Background information
- Also known as: Marta Zeller "La Novia de la Radio" (The Sweetheart of Radio)
- Born: 14 March 1918 Pachuca, Hidalgo, Mexico
- Died: 6 September 2014 (aged 96) Veracruz, Veracruz, Mexico
- Genres: Bolero
- Occupation: Singer
- Instrument: Vocals

= Martha Zeller =

Martha Zeller (14 March 1918 – 6 September 2014) was a Mexican singer who was known as "La Novia de la Radio" (The Sweetheart of Radio) for her beauty, voice, and success on Mexican radio.

Born in Pachuca, the capital of Hidalgo, Zeller began her career after she won an amateur contest (sponsored by the Mexico City radio station XEW) with her performance of the bolero "Perfidia". She became an exclusive artist of radio station XEW and later performed at the famous Mexico City nightclub El Patio.

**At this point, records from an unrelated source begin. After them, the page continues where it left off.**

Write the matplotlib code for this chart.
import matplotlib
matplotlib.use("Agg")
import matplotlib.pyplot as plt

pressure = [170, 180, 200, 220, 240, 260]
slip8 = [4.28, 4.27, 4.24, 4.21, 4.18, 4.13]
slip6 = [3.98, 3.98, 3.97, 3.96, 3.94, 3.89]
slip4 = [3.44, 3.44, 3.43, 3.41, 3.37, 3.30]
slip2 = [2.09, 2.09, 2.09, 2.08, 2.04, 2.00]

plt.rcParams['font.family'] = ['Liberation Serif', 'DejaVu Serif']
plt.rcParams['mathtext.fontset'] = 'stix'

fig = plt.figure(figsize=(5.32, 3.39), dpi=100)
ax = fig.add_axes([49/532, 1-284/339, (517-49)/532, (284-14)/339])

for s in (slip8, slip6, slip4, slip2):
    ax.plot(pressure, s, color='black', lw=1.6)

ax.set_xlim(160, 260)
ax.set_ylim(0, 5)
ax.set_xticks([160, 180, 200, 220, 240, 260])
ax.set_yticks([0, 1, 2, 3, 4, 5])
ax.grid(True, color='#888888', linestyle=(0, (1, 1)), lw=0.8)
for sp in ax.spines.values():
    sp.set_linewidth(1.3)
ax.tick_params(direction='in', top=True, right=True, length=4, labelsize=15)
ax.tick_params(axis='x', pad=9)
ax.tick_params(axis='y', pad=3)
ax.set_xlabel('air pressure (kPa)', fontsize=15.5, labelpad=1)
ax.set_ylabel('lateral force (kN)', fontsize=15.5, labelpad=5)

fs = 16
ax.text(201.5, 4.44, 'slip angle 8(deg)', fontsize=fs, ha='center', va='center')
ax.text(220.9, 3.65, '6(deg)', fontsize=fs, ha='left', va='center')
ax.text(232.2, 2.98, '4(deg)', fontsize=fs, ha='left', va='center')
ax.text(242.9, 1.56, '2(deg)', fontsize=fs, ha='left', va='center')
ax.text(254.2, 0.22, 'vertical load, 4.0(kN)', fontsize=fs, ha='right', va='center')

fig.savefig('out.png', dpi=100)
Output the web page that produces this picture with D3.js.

She recorded 35 singles, 3 LP records, and 2 extended plays, and toured United States, Cuba, Puerto Rico, Venezuela, Panama, and Brazil. She also participated in Mexican films such as Una mujer con pasado (1949) and Vagabunda (1950).

On 31 July 2013, the culture institute of Veracruz (Instituto Veracruzano de la Cultura) paid tribute to her at the Agustín Lara house museum in Boca del Río, Veracruz.

On 16 October 2013, the state government and city council of Veracruz awarded her the Toña la Negra Medal for her 80-year career and her cultural contribution to Mexico and the world.

On 11 November 2013, Mexico's national sound library (Fonoteca Nacional) paid tribute to her at the Agustín Lara house museum.

She died on 6 September 2014 in Veracruz.